После смерти первого Габсбурга князья не пожелали видеть на престоле его сына. Он казался им слишком сильным правителем, способным положить конец княжеской вольнице. Они постарались не допустить, чтобы королевская власть в Германии укрепилась и стала наследственной. Им было выгодно, чтобы представители разных династий боролись за престол и давали им все новые и новые привилегии.
Но и эти зависимые от князей короли претендовали на императорский титул. Во главе войска они совершали трудные походы в Рим. В Италии у них были сторонники, традиционно поддерживавшие императоров и называвшиеся гибеллинами — от Вайблинген, названия одного из родовых замков Гогенштауфенов. Их противники, выступавшие против того, чтобы немецкие короли в качестве императоров Священной Римской империи хозяйничали в Италии, назывались гвельфами — от Вельфов, одного из княжеских родов Германии, с представителями которого враждовали Гогенштауфены. Вся средневековая история Италии наполнена соперничеством этих группировок. Зачастую в одном городе гвельфы и гибеллины вели между собой беспощадную борьбу. Если одерживали верх одни, то горе было другим. Именно так обстояли дела и во Флоренции времен Данте. Антонетти в своей книге нарисовал яркую картину борьбы этих группировок, сопровождавшейся массовыми казнями побежденных противников, разрушением их домов, конфискациями и изгнаниями. Когда эта борьба, многие десятилетия продолжавшаяся с переменным успехом, наконец завершилась изгнанием из города аристократической группировки гибеллинов, среди гвельфов, выражавших интересы торгово-промышленного населения города, произошел раскол на белых и черных — на сторонников императора и его противников, стремившихся найти поддержку у папы римского! Белый гвельф Данте вместе со своими единомышленниками потерпел поражение и в 1302 году подвергся вечному изгнанию из родного города, а затем был заочно приговорен к сожжению на костре. Народно-республиканский принцип во Флоренции восторжествовал над аристократически-монархическим. Из книги Антонетти читатель узнает много интересного об этой флорентийской демократии.

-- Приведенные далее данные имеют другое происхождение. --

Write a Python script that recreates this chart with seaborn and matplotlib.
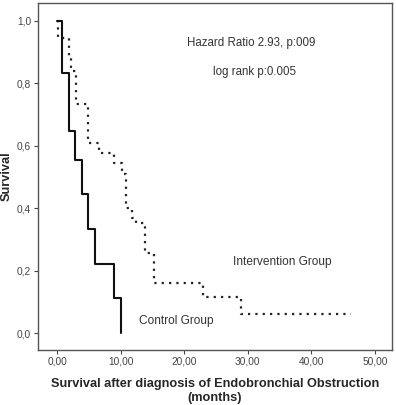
import matplotlib
matplotlib.use("Agg")
import matplotlib.pyplot as plt
import pandas as pd
import seaborn as sns

### Dados (Kaplan-Meier)
tempo_controle = [0.0, 0.8, 1.8, 2.8, 3.9, 4.9, 6.0, 8.9, 10.0]
sobrev_controle = [1.0, 0.833, 0.648, 0.556, 0.444, 0.333, 0.222, 0.111, 0.0]

tempo_intervencao = [0.0, 0.1, 1.8, 2.2, 3.0, 4.8, 6.6, 9.0, 10.2, 10.9, 11.8, 12.4,
                     13.9, 15.2, 23.0, 28.9, 46.3]
sobrev_intervencao = [1.0, 0.944, 0.889, 0.84, 0.735, 0.61, 0.578, 0.544, 0.51, 0.40,
                      0.37, 0.352, 0.255, 0.16, 0.115, 0.06, 0.06]

xticks = [0, 10, 20, 30, 40, 50]
yticks = [0.0, 0.2, 0.4, 0.6, 0.8, 1.0]

controle = pd.DataFrame({"Tempo": tempo_controle, "Sobrevida": sobrev_controle})
intervencao = pd.DataFrame({"Tempo": tempo_intervencao, "Sobrevida": sobrev_intervencao})

sns.set_style("white")
plt.rcParams["font.family"] = ["Liberation Sans", "DejaVu Sans"]

fig = plt.figure(figsize = (3.96, 4.05), dpi = 100)
ax = fig.add_axes([0.096, 0.136, 0.894, 0.857])

sns.lineplot(data = intervencao, x = "Tempo", y = "Sobrevida", ax = ax, estimator = None,
             sort = False, drawstyle = "steps-post", color = "#222222",
             linewidth = 1.6, linestyle = (0, (1, 2.3)))
sns.lineplot(data = controle, x = "Tempo", y = "Sobrevida", ax = ax, estimator = None,
             sort = False, drawstyle = "steps-post", color = "#111111", linewidth = 1.5)

ax.set_xlim(-3.0, 52.7)
ax.set_ylim(-0.054, 1.058)
ax.set_xticks(xticks)
ax.set_yticks(yticks)
ax.set_xticklabels([f"{v:.2f}".replace(".", ",") for v in xticks], fontsize = 7.3, color = "#444444")
ax.set_yticklabels([f"{v:.1f}".replace(".", ",") for v in yticks], fontsize = 7.3, color = "#444444")
ax.tick_params(axis = "both", direction = "out", length = 3, width = 0.8, color = "#444444",
               bottom = True, left = True, pad = 2)
for s in ax.spines.values():
    s.set_color("#555555")
    s.set_linewidth(1.0)

ax.set_ylabel("Survival", fontsize = 9.2, weight = "bold", labelpad = 3)
ax.set_xlabel("Survival after diagnosis of Endobronchial Obstruction\n(months)",
              fontsize = 9.2, weight = "bold", labelpad = 8, linespacing = 1.2)

ax.text(30.5, 0.93, "Hazard Ratio 2.93, p:009", fontsize = 8.3, ha = "center", va = "center", color = "#333333")
ax.text(31.1, 0.837, "log rank p:0.005", fontsize = 8.3, ha = "center", va = "center", color = "#333333")
ax.text(35.4, 0.228, "Intervention Group", fontsize = 8.6, ha = "center", va = "center", color = "#333333")
ax.text(18.7, 0.04, "Control Group", fontsize = 8.6, ha = "center", va = "center", color = "#333333")

plt.savefig("out.png", dpi = 100)
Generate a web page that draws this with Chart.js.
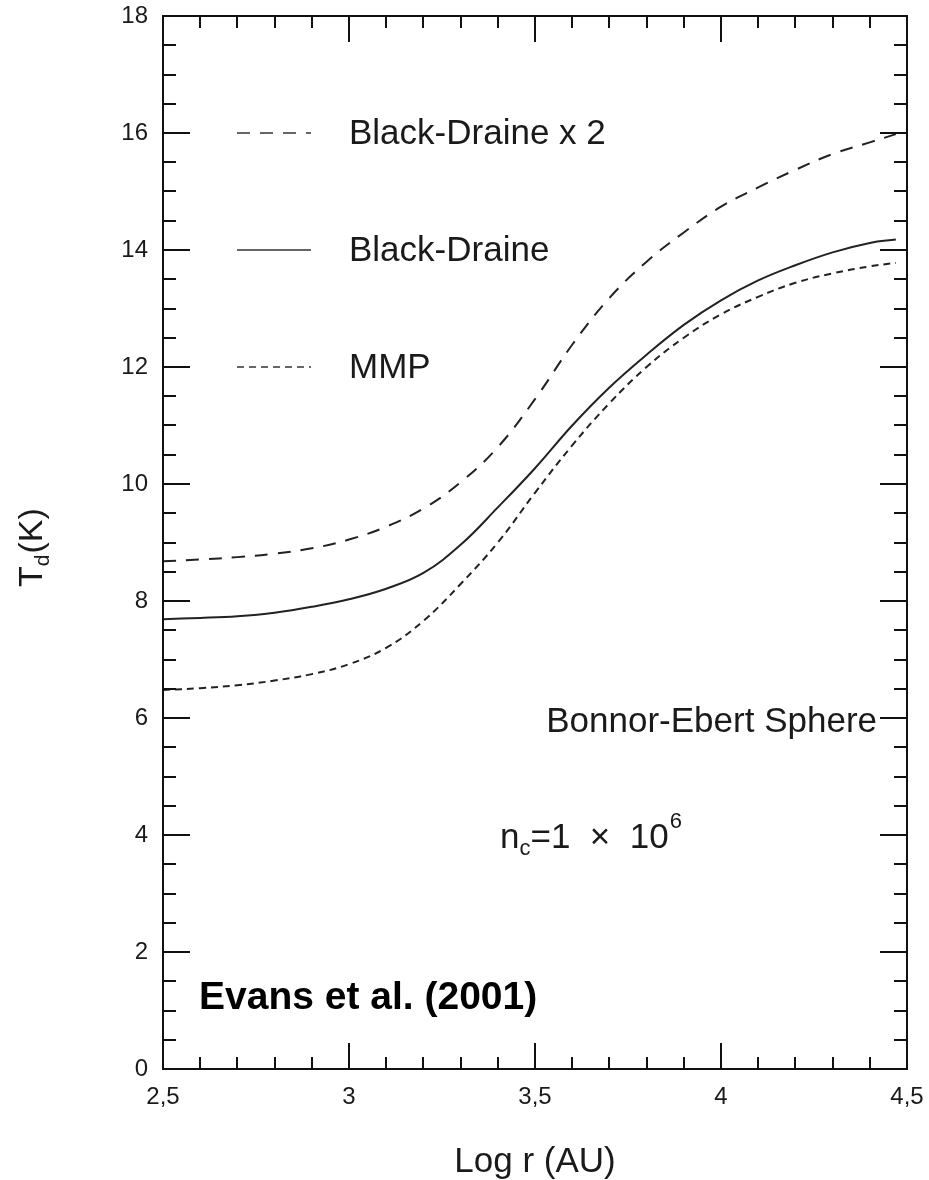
<!DOCTYPE html>
<html>
<head>
<meta charset="utf-8">
<script src="https://cdn.jsdelivr.net/npm/chart.js@4.4.1/dist/chart.umd.min.js"></script>
<style>
  html, body { margin: 0; padding: 0; background: #fff; }
  #wrap { width: 929px; height: 1180px; position: relative; }
</style>
</head>
<body>
<div id="wrap"><canvas id="c" width="929" height="1180"></canvas></div>
<script>
// ---- data ----
const logR = [2.5, 2.6, 2.7, 2.8, 2.9, 3.0, 3.1, 3.2, 3.3, 3.4, 3.5, 3.6, 3.7, 3.8, 3.9, 4.0, 4.1, 4.2, 4.3, 4.4, 4.47];
const blackDraineX2 = [8.68, 8.71, 8.75, 8.81, 8.90, 9.05, 9.27, 9.58, 10.03, 10.63, 11.45, 12.38, 13.18, 13.80, 14.30, 14.74, 15.07, 15.37, 15.64, 15.84, 15.98];
const blackDraine   = [7.69, 7.71, 7.74, 7.80, 7.90, 8.03, 8.21, 8.48, 8.96, 9.60, 10.27, 11.00, 11.65, 12.21, 12.72, 13.14, 13.48, 13.74, 13.96, 14.12, 14.18];
const mmp           = [6.48, 6.51, 6.56, 6.64, 6.75, 6.92, 7.20, 7.66, 8.29, 9.00, 9.85, 10.66, 11.38, 12.00, 12.50, 12.90, 13.20, 13.44, 13.60, 13.72, 13.78];
const seriesLabels = ['Black-Draine x 2', 'Black-Draine', 'MMP'];
const xTickValues = [2.5, 3, 3.5, 4, 4.5];
const yTickValues = [0, 2, 4, 6, 8, 10, 12, 14, 16, 18];
const xTitle = 'Log r (AU)';
const annotBES = 'Bonnor-Ebert Sphere';
const citation = 'Evans et al. (2001)';

const FONT = "'Liberation Sans', Arial, Helvetica, sans-serif";
const pts = ys => logR.map((x, i) => ({x: x, y: ys[i]}));

const dashes = [[13, 10], [], [7, 5]];

const decor = {
  id: 'decor',
  afterDraw(chart) {
    const ctx = chart.ctx;
    const xs = chart.scales.x, ys = chart.scales.y;
    const a = chart.chartArea;
    ctx.save();
    ctx.strokeStyle = '#111';
    ctx.lineWidth = 2;
    ctx.setLineDash([]);
    ctx.strokeRect(a.left, a.top, a.right - a.left, a.bottom - a.top);
    for (let k = 0; k <= 20; k++) {
      const v = 2.5 + k * 0.1;
      const px = Math.round(xs.getPixelForValue(v));
      const major = (k % 5 === 0);
      const len = major ? 26 : 12;
      ctx.beginPath();
      ctx.moveTo(px, a.bottom); ctx.lineTo(px, a.bottom - len);
      ctx.moveTo(px, a.top); ctx.lineTo(px, a.top + len);
      ctx.stroke();
    }
    for (let k = 0; k <= 36; k++) {
      const v = k * 0.5;
      const py = Math.round(ys.getPixelForValue(v));
      const major = (k % 4 === 0);
      const len = major ? 27 : 13;
      ctx.beginPath();
      ctx.moveTo(a.left, py); ctx.lineTo(a.left + len, py);
      ctx.moveTo(a.right, py); ctx.lineTo(a.right - len, py);
      ctx.stroke();
    }
    const legY = [133, 250, 367];
    chart.data.datasets.forEach((ds, i) => {
      ctx.strokeStyle = '#666';
      ctx.lineWidth = 2;
      ctx.setLineDash(dashes[i]);
      ctx.beginPath();
      ctx.moveTo(237, legY[i]); ctx.lineTo(311, legY[i]);
      ctx.stroke();
      ctx.setLineDash([]);
      ctx.fillStyle = '#1a1a1a';
      ctx.font = '35px ' + FONT;
      ctx.textAlign = 'left';
      ctx.textBaseline = 'middle';
      ctx.fillText(ds.label, 349, legY[i] + 1);
    });
    ctx.setLineDash([]);
    ctx.fillStyle = '#1a1a1a';
    ctx.font = '35px ' + FONT;
    ctx.textAlign = 'right';
    ctx.textBaseline = 'alphabetic';
    ctx.fillText(annotBES, 877, 732);
    ctx.textAlign = 'left';
    let x = 500;
    const base = 848;
    ctx.font = '35px ' + FONT;
    ctx.fillText('n', x, base); x += ctx.measureText('n').width;
    ctx.font = '22px ' + FONT;
    ctx.fillText('c', x, base + 7); x += ctx.measureText('c').width;
    ctx.font = '35px ' + FONT;
    const mid = '=1  \u00d7  10';
    ctx.fillText(mid, x, base); x += ctx.measureText(mid).width;
    ctx.font = '22px ' + FONT;
    ctx.fillText('6', x + 1, base - 20);
    ctx.font = 'bold 39px ' + FONT;
    ctx.fillStyle = '#000';
    ctx.fillText(citation, 199, 1009);
    ctx.fillStyle = '#1a1a1a';
    ctx.font = '35px ' + FONT;
    ctx.textAlign = 'center';
    ctx.fillText(xTitle, (a.left + a.right) / 2, 1172);
    ctx.save();
    ctx.translate(42, 587);
    ctx.rotate(-Math.PI / 2);
    ctx.textAlign = 'left';
    let tx = 0;
    ctx.font = '34px ' + FONT;
    ctx.fillText('T', tx, 0); tx += ctx.measureText('T').width;
    ctx.font = '21px ' + FONT;
    ctx.fillText('d', tx, 7); tx += ctx.measureText('d').width + 1;
    ctx.font = '34px ' + FONT;
    ctx.fillText('(K)', tx, 0);
    ctx.restore();
    ctx.restore();
  }
};

const lineDs = (i, ys) => ({
  label: seriesLabels[i], data: pts(ys), borderColor: '#222', borderWidth: 2,
  borderDash: dashes[i], pointRadius: 0, tension: 0.4, fill: false
});

new Chart(document.getElementById('c'), {
  type: 'line',
  data: { datasets: [lineDs(0, blackDraineX2), lineDs(1, blackDraine), lineDs(2, mmp)] },
  options: {
    responsive: false,
    animation: false,
    events: [],
    layout: { padding: { top: 16, right: 22, bottom: 0, left: 0 } },
    plugins: { legend: { display: false }, tooltip: { enabled: false }, title: { display: false } },
    scales: {
      x: {
        type: 'linear', min: 2.5, max: 4.5,
        grid: { display: false, drawTicks: false },
        border: { display: false },
        afterBuildTicks: s => { s.ticks = xTickValues.map(v => ({value: v})); },
        afterFit: s => { s.height = 111; s.paddingLeft = 0; s.paddingRight = 0; },
        ticks: {
          padding: 14, color: '#1a1a1a', font: { size: 24, family: FONT },
          maxRotation: 0, autoSkip: false,
          callback: v => String(v).replace('.', ',')
        }
      },
      y: {
        type: 'linear', min: 0, max: 18,
        grid: { display: false, drawTicks: false },
        border: { display: false },
        afterBuildTicks: s => { s.ticks = yTickValues.map(v => ({value: v})); },
        afterFit: s => { s.width = 163; s.paddingTop = 0; s.paddingBottom = 0; },
        ticks: {
          padding: 15, color: '#1a1a1a', font: { size: 24, family: FONT },
          autoSkip: false,
          callback: v => String(v)
        }
      }
    }
  },
  plugins: [decor]
});
</script>
</body>
</html>
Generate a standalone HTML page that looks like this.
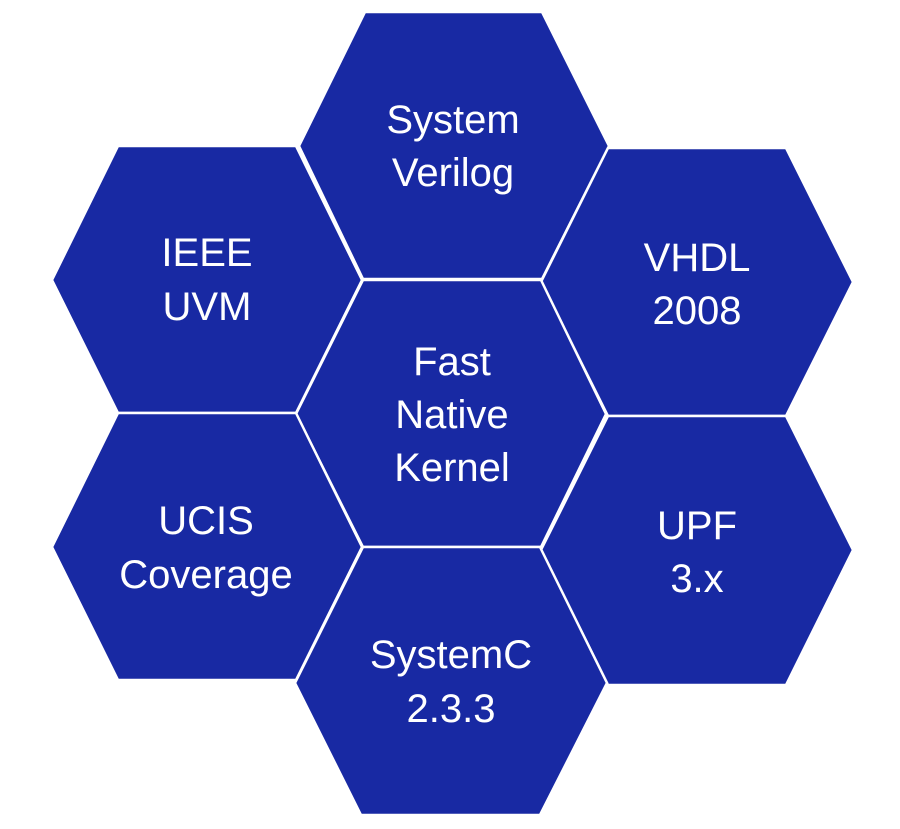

Повседневная жизнь Флоренции в эпоху, названную автором, как мы уже отмечали, несколько расширительно «временами Данте», рассматривается столь подробно, что к сказанному, кажется, нечего добавить. Антонетти по-настоящему увлечен темой своего исследования, влюблен в славный город и его обитателей. Фамилия исследователя позволяет предположить наличие у него итальянских корней, и в таком случае как будто становится понятной его любовь к Флоренции и, шире, к Италии — «исторической родине». Однако на протяжении книги мы не раз убеждаемся, что имеем дело с настоящим патриотом Франции: Пьер Антонетти не упускает случая отметить, что тот или иной предмет обихода, та или иная мода или культурное веяние флорентийцами заимствованы из Франции. Делается это с такой милой непосредственностью, что не приходит в голову усомниться в обоснованности авторского суждения. Напротив, автор настолько увлекает своим рассказом, что незаметно для себя проникаешься его энтузиазмом и уже ничто во Флоренции не кажется чрезмерным. Любить так любить — без оглядки. Остается лишь пожелать, чтобы французский патриот и вместе с тем поклонник Италии нашел как можно больше единомышленников в России. Патриоту не противопоказано восхищаться красотой, где бы она ни встречалась, в любых ее проявлениях.